Nach der Scheidung habe ich angefangen, mich mit Geld zu befassen. Erst habe ich Bücher dazu gelesen, beispielsweise von Bodo Schäfer oder «Der reichste Mann von Babylon». Ich habe Kurse und Schulungen zu den Themen Money-Mindset, Investieren, Anlegen oder Vorsorgen besucht. Mit diesem Wissen habe ich angefangen, in Aktien zu investieren und damit zu handeln. Inzwischen habe ich ein schönes Portfolio und besitze zwei Immobilien.
Was bringst du deinen Kindern über Geld bei?

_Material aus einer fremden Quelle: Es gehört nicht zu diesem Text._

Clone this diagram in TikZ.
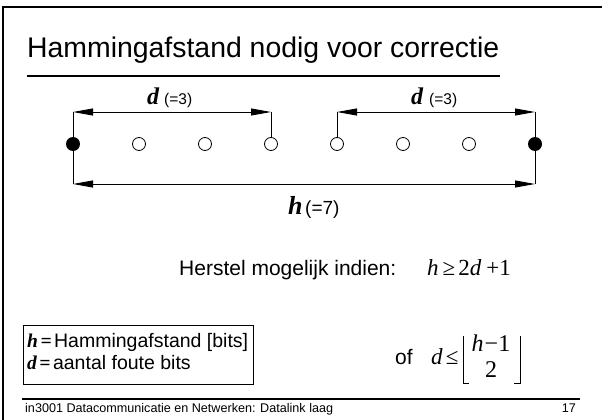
\documentclass[tikz,border=0pt]{standalone}
\usepackage{fontspec}
\setmainfont{Liberation Sans}
\newfontfamily\tms{Liberation Serif}
\usetikzlibrary{arrows.meta}
\newcommand\fsz[1]{\fontsize{#1}{#1}\selectfont}
\begin{document}
\begin{tikzpicture}[x=1pt,y=-1pt,
  txt/.style={anchor=base west,inner sep=0},
  full/.style={circle,fill=black,inner sep=0,minimum size=14},
  hollow/.style={circle,draw=black,line width=0.8,fill=white,inner sep=0,minimum size=13},
  dimarrow/.style={line width=0.9,{Triangle[length=20,width=7]}-{Triangle[length=20,width=7]}},
  thin/.style={line width=0.9},
  bi/.style={font=\tms\bfseries\itshape\fsz{24}}]
\useasboundingbox (0,0) rectangle (602,420);
% frame
\draw[line width=2] (3,420) -- (3,7) -- (602,7);
% title
\node[txt,font=\fsz{28.4}] (title) at (27,58) {Hammingafstand nodig voor correctie};
\coordinate (ul1) at (27,76);
\coordinate (ul2) at (500,76);
\draw[line width=1.5] (ul1) -- (ul2);
% dots
\node[full] (b0) at (73,144) {};
\node[hollow] (b1) at (139,144) {};
\node[hollow] (b2) at (205,144) {};
\node[hollow] (b3) at (271,144) {};
\node[hollow] (b4) at (337,144) {};
\node[hollow] (b5) at (403,144) {};
\node[hollow] (b6) at (469,144) {};
\node[full] (b7) at (535,144) {};
% arrow endpoints
\coordinate (lt) at (73,112);
\coordinate (lb) at (73,184);
\coordinate (rt) at (535,112);
\coordinate (rb) at (535,184);
\coordinate (m3) at (271,112);
\coordinate (m4) at (337,112);
% verticals
\draw[thin] (lt) -- (lb);
\draw[thin] (rt) -- (rb);
\draw[thin] (m3) -- (b3.north);
\draw[thin] (m4) -- (b4.north);
% dimension arrows
\draw[dimarrow] (lt) -- (m3);
\draw[dimarrow] (m4) -- (rt);
\draw[dimarrow] (lb) -- (rb);
% labels
\node[txt,bi] (d1) at (147,104) {d};
\node[txt,font=\fsz{15.5}] (d1v) at (164,104) {(=3)};
\node[txt,bi] (d2) at (411,104) {d};
\node[txt,font=\fsz{15.5}] (d2v) at (429,104) {(=3)};
\node[txt,font=\tms\bfseries\itshape\fsz{26}] (h1) at (288,214) {h};
\node[txt,font=\fsz{19}] (h1v) at (305,214) {(=7)};
% condition
\node[txt,font=\fsz{21}] (herstel) at (179,275) {Herstel mogelijk indien:};
\node[txt,font=\tms\fsz{23}] (cond) at (427,275) {\textit{h}\hspace{4pt}≥\hspace{3pt}2\textit{d}\hspace{5pt}+1};
% box
\node[draw=black,line width=0.9,anchor=north west,minimum width=230,minimum height=59,inner sep=0] (box) at (23,325) {};
\node[txt,font=\fsz{19.5}] (l1) at (27,347) {{\tms\bfseries\itshape h\hspace{2.5pt}=}\hspace{2.5pt}Hammingafstand [bits]};
\node[txt,font=\fsz{19.5}] (l2) at (27,369) {{\tms\bfseries\itshape d\hspace{2.5pt}=}\hspace{2.5pt}aantal foute bits};
% of formula
\node[txt,font=\fsz{21}] (of) at (395,364) {of};
\node[txt,font=\tms\fsz{23}] (dle) at (431,364) {\textit{d}\hspace{3pt}≤};
\node[anchor=base,inner sep=0,font=\tms\fsz{24}] (num) at (491,351) {\textit{h}\hspace{1pt}−1};
\node[anchor=base,inner sep=0,font=\tms\fsz{24}] (den) at (491,377) {2};
\coordinate (lb1) at (463,336);
\coordinate (lb2) at (463,383);
\coordinate (lb3) at (469,383);
\coordinate (rb1) at (520,336);
\coordinate (rb2) at (520,383);
\coordinate (rb3) at (514,383);
\draw[line width=1] (lb1) -- (lb2) -- (lb3);
\draw[line width=1] (rb1) -- (rb2) -- (rb3);
% footer
\coordinate (f1) at (22,399);
\coordinate (f2) at (580,399);
\draw[line width=1.3] (f1) -- (f2);
\node[txt,font=\fsz{12.6}] (foot) at (25,412) {in3001 Datacommunicatie en Netwerken: Datalink laag};
\node[anchor=base east,inner sep=0,font=\fsz{12.6}] (page) at (576,412) {17};
\end{tikzpicture}
\end{document}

Ich möchte ihnen mitgeben, dass Geld etwas Tolles und Wichtiges ist, aber dass es eben nicht das Wichtigste ist. Es soll nicht zu viel Raum einnehmen oder alles bestimmen. Ich hoffe, dass sie nie einen Job machen, nur um Geld zu verdienen, sondern dass sie in ihrem Leben mal etwas machen können, das ihnen Freude bereitet. Denn man kann mit allem erfolgreich sein.
Ist dir finanzieller Erfolg wichtig?
Ja, finanzieller Erfolg ist mir schon wichtig. Aber, auch wenn das paradox klingt, geht es mir dabei nicht ums Geld. Ich möchte nicht einfach Geld anhäufen, um Geld zu haben. Mein Ziel war es auch nie, reich zu werden. Ich möchte einfach ein sorgenfreies und gutes Leben haben, in dem ich meinen Kindern und mir unsere Wünsche erfüllen kann.
Redet ihr zu Hause oft über Geld?
Meine Töchter sind noch relativ jung, trotzdem reden wir sehr offen über Geld. Ich bespreche mit ihnen unsere Ausgaben, und sie wissen, wie viel was kostet – beispielsweise ihre Hobbys. Ich habe sie aber auch miteinbezogen, als ich eine Immobilie gekauft habe. Wir haben sie gemeinsam besichtigt und dann zusammen gewisse Renovationen gemacht. Es ist mir wichtig, dass Geld für sie ein normales Thema ist, über das man offen spricht.
Wer hat mit dir als Kind über Geld gesprochen?
Mein Vater. Er war Unternehmer und hat uns Kinder schon relativ früh miteinbezogen, wenn es um unternehmerische Entscheide ging. Beispielsweise hat er uns gesagt, dass eine neue teure Maschine gekauft wird und wir als Familie darum jetzt den Gürtel wieder etwas enger schnallen müssen. Als wir älter wurden, hat er uns bei manchen Entscheidungen nach unserer Meinung gefragt.
Welchen Grundsatz hat er dir mitgegeben, und hältst du dich noch daran?
Mein Vater sagte immer: Man muss erst investieren, damit man wachsen kann. Und das, was man macht, soll sich gut anfühlen. Diese Grundsätze verfolge ich heute noch.
Was wünschst du dir für deine finanzielle Zukunft?
Ich hätte gerne so viel Geld auf der Seite, wie ich für den Rest meines Lebens noch brauche. Das würde mich sehr beruhigen.